Вот тут-то Прянишников и выразил свою мысль о законе компенсации.

- Ты не грусти, брат. Не ты первый, не ты и последний. Это физический дефект. И сколько ты ни хлопочи, делу не поможешь…

Горе глыбой навалилось на плечи Савчука: он не спал всю ночь. Уйти навсегда из авиации, от того дела, с которым он уже сроднился и к которому начал привыкать?..

До слез жалко было расставаться со школой и мечтой - летать самому. Савчук остался в авиации на должности моториста. Это была постоянная пытка: готовить машину, вытирать её, поить маслом и бензином, а потом целый день стоять на старте и сгорать от зависти к счастливцам. Но человек, однажды столкнувшийся с авиацией, на всю жизнь заболевает любовью к воздуху, и пусть он переменит свою профессию или выйдет в инвалиды - всякий пустяк, всякий авиационный случай, простая газетная заметка всегда заставят биться его авиационное сердце. И острей всех испытывают это чувство отчисленные из школ курсанты, работающие техниками и мотористами.

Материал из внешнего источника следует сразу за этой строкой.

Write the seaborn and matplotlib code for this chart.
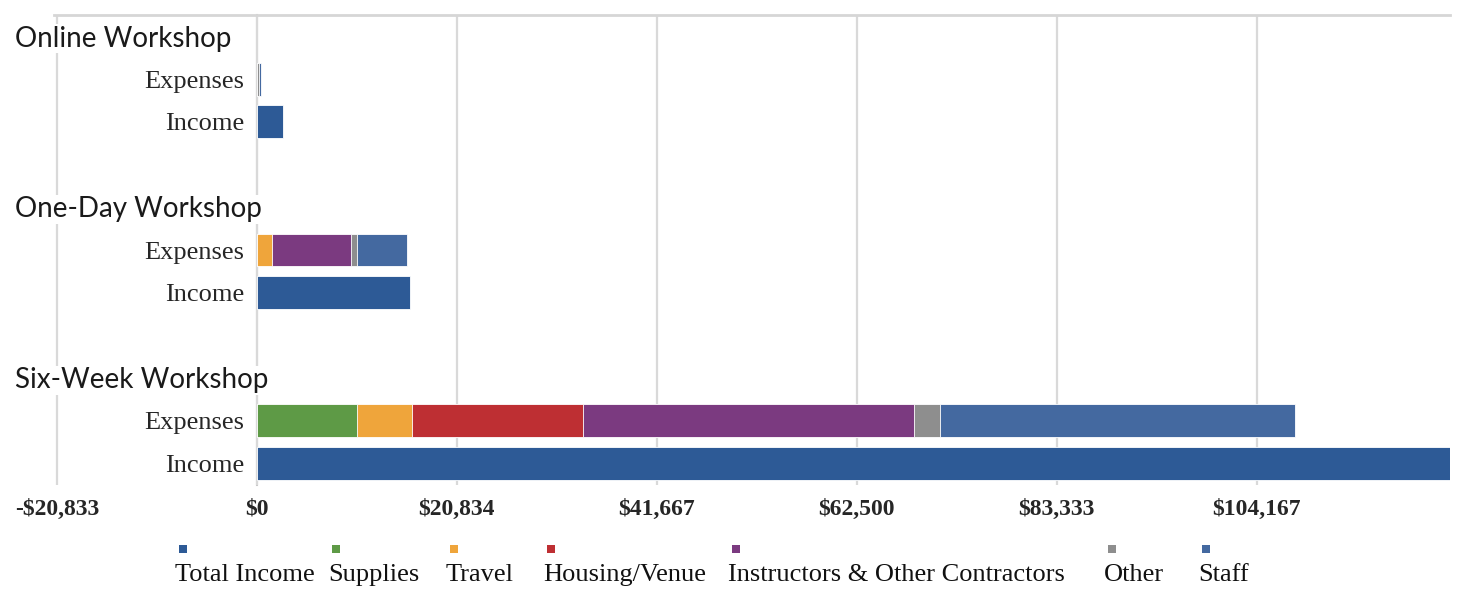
"""
plot.py
-------
Workshop budgets: income vs stacked expenses per workshop format.
Saves out.png (1457x590).
"""

import matplotlib.pyplot as plt
import matplotlib.transforms as mtrans
from matplotlib.patches import Rectangle
import pandas as pd
import seaborn as sns

# ---------------------------------------------------------------------------
# Data
# ---------------------------------------------------------------------------

WORKSHOPS = ["Online Workshop", "One-Day Workshop", "Six-Week Workshop"]
INCOME = [2700, 15900, 125000]

EXPENSE_CATS = ["Supplies", "Travel", "Housing/Venue",
                "Instructors & Other Contractors", "Other", "Staff"]
SUPPLIES = [0, 0, 10400]
TRAVEL = [0, 1600, 5800]
HOUSING = [0, 0, 17800]
INSTRUCTORS = [0, 8200, 34500]
OTHER = [200, 600, 2650]
STAFF = [250, 5200, 36950]

TICK_VALUES = [-20833, 0, 20834, 41667, 62500, 83333, 104167]
TICK_LABELS = ["-$20,833", "$0", "$20,834", "$41,667", "$62,500", "$83,333", "$104,167"]

LEGEND_LABELS = ["Total Income"] + EXPENSE_CATS

# ---------------------------------------------------------------------------
# Style
# ---------------------------------------------------------------------------

COLORS = {
    "Total Income": "#2D5A96",
    "Supplies": "#5E9A46",
    "Travel": "#EFA53B",
    "Housing/Venue": "#BE2F33",
    "Instructors & Other Contractors": "#7B3A80",
    "Other": "#8E8E8E",
    "Staff": "#4469A0",
}
GRID = "#d9d9d9"
SERIF = ["Liberation Serif", "DejaVu Serif"]
SANS = ["Lato", "DejaVu Sans"]

sns.set_theme(style="white")
plt.rcParams["font.family"] = SERIF

W, H = 1457, 590
# legend layout (pixel x of each label start)
LEGEND_X = [175, 328, 446, 543, 728, 1104, 1198]

# ---------------------------------------------------------------------------
# Build rows
# ---------------------------------------------------------------------------

row_keys, row_text, header_rows = [], [], []
for i, w in enumerate(WORKSHOPS):
    header_rows.append((len(row_keys), w))
    row_keys += [f"{w}|hdr", f"{w}|exp", f"{w}|inc"]
    row_text += ["", "Expenses", "Income"]
    if i < len(WORKSHOPS) - 1:
        row_keys.append(f"{w}|gap")
        row_text.append("")

series = [SUPPLIES, TRAVEL, HOUSING, INSTRUCTORS, OTHER, STAFF]
records = []
for wi, w in enumerate(WORKSHOPS):
    for cat, vals in zip(EXPENSE_CATS, series):
        records.append({"row": f"{w}|exp", "category": cat, "value": vals[wi]})
exp = pd.DataFrame(records)
exp["cum"] = exp.groupby("row")["value"].cumsum()

inc = pd.DataFrame({"row": [f"{w}|inc" for w in WORKSHOPS], "value": INCOME})

# ---------------------------------------------------------------------------
# Plot
# ---------------------------------------------------------------------------

fig = plt.figure(figsize=(W / 100, H / 100), dpi=100)
x_lo, x_hi = -21100, 124300
px_per = 200 / 20833
ax_left = 257 - (0 - x_lo) * px_per
ax_right = 1450
ax = fig.add_axes([ax_left / W, 1 - 485 / H, (ax_right - ax_left) / W, 470 / H])
ax.set_axisbelow(True)

bar_kw = dict(orient="h", order=row_keys, width=0.77, errorbar=None,
              saturation=1, edgecolor="white", linewidth=0.6, ax=ax)

# stacked expenses: draw cumulative totals from the last segment back
for cat in reversed(EXPENSE_CATS):
    sub = exp[(exp["category"] == cat) & (exp["value"] > 0)]
    if len(sub):
        sns.barplot(data=sub, x="cum", y="row", color=COLORS[cat], **bar_kw)

sns.barplot(data=inc, x="value", y="row", color=COLORS["Total Income"], **bar_kw)

ax.set_xlim(x_lo, x_hi)
ax.set_ylim(len(row_keys) - 0.5, -0.5)
ax.set_xlabel("")
ax.set_ylabel("")

# x axis
ax.set_xticks(TICK_VALUES)
ax.set_xticklabels(TICK_LABELS, fontweight="bold")
ax.tick_params(axis="x", length=0, pad=10, labelsize=17)
ax.xaxis.grid(True, color=GRID, linewidth=1.6)

# y axis sits on $0
ax.set_yticks(range(len(row_keys)))
ax.set_yticklabels(row_text)
ax.set_yticks([i - 0.5 for i in range(len(row_keys) + 1)], minor=True)
ax.tick_params(axis="y", which="major", length=0, pad=9, labelsize=19)
ax.tick_params(axis="y", which="minor", length=5, width=1.2, color="#c8c8c8", direction="out")
ax.spines["left"].set_position(("data", 0))
ax.spines["left"].set_color("#c8c8c8")
ax.spines["left"].set_linewidth(1.5)
ax.spines["left"].set_zorder(0.5)
ax.spines["top"].set_color("#d6d6d6")
ax.spines["top"].set_linewidth(2)
ax.spines["right"].set_visible(False)
ax.spines["bottom"].set_visible(False)

# group headers
trans = mtrans.blended_transform_factory(fig.transFigure, ax.transData)
for idx, name in header_rows:
    ax.text(15 / W, idx + 0.05, name, transform=trans, ha="left", va="center",
            fontsize=20, family=SANS, color="#1a1a1a",
            bbox=dict(facecolor="white", edgecolor="none", pad=1))

# legend: small square above each label
for x, lab in zip(LEGEND_X, LEGEND_LABELS):
    fig.text(x / W, 1 - 575 / H, lab, ha="left", va="center", fontsize=19,
             color="#111111")
    fig.patches.append(Rectangle(((x + 4) / W, 1 - 553 / H), 8 / W, 8 / H,
                                 transform=fig.transFigure,
                                 facecolor=COLORS[lab], edgecolor="none"))

fig.savefig("out.png", dpi=100)
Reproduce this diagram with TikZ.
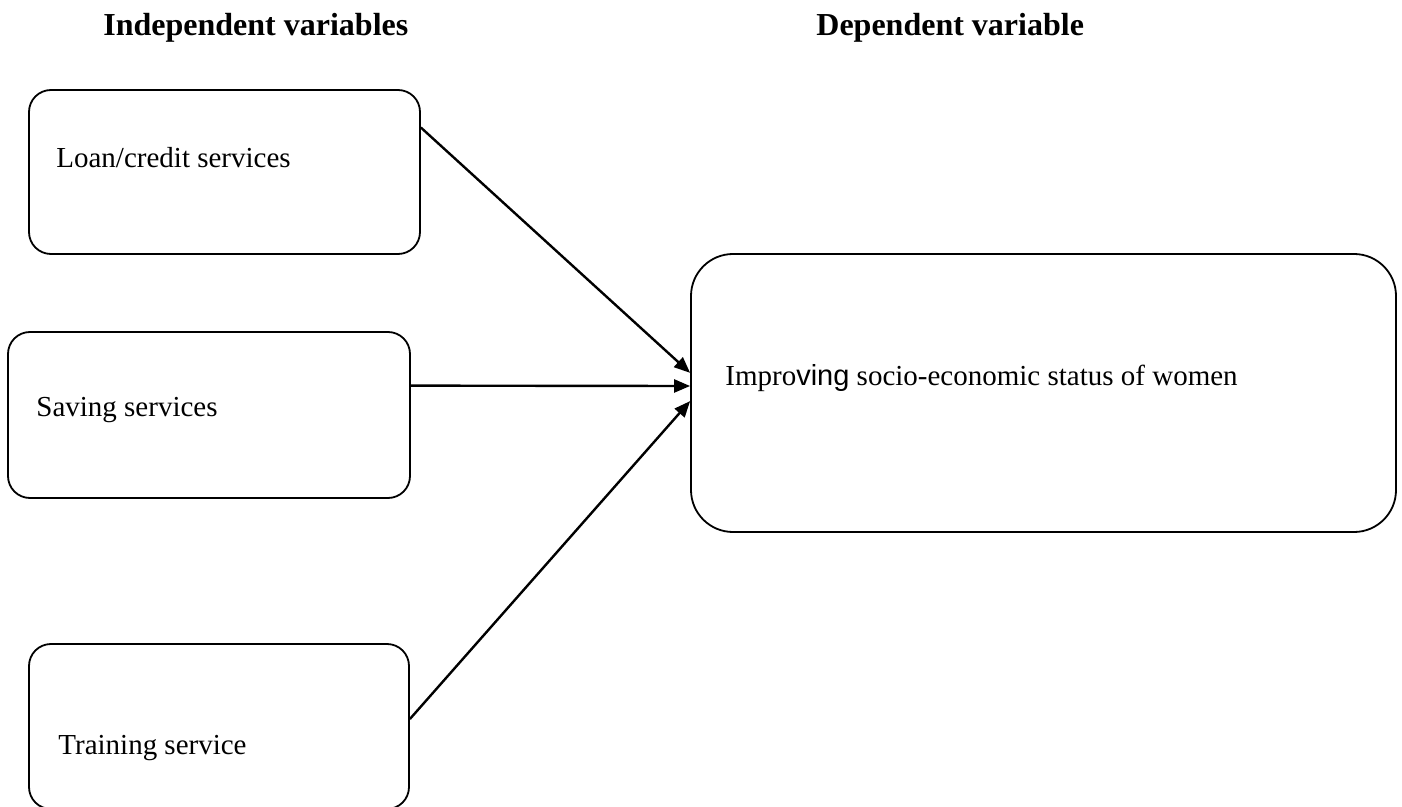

Как любимую девушку, уведённую счастливым соперником, провожают они свою машину в воздух.

Волку не нравился этот слишком прямолинейный и чудаковатый комсомолец; при каждом удобном случае он издевался над мотористом и собирался уже убрать его совсем, когда в отряд прибыл Хрусталёв. Новый командир по-хозяйски оценил Савчука, дал ему возможность работать над изобретениями.

Савчук придумал простое и несложное устройство, обеспечивающее безопасность парашютного прыжка. Прикреплённый к самолёту длинный тросик другим концом привязывался к вытяжному кольцу. И если, растерявшись, парашютист мог бы забыть дернуть за кольцо, оно вытягивалось тросиком. Хрусталёву эта идея очень понравилась. Он помог Савчуку в теоретических расчетах.

Савчук возглавлял в отряде комсомольскую организацию.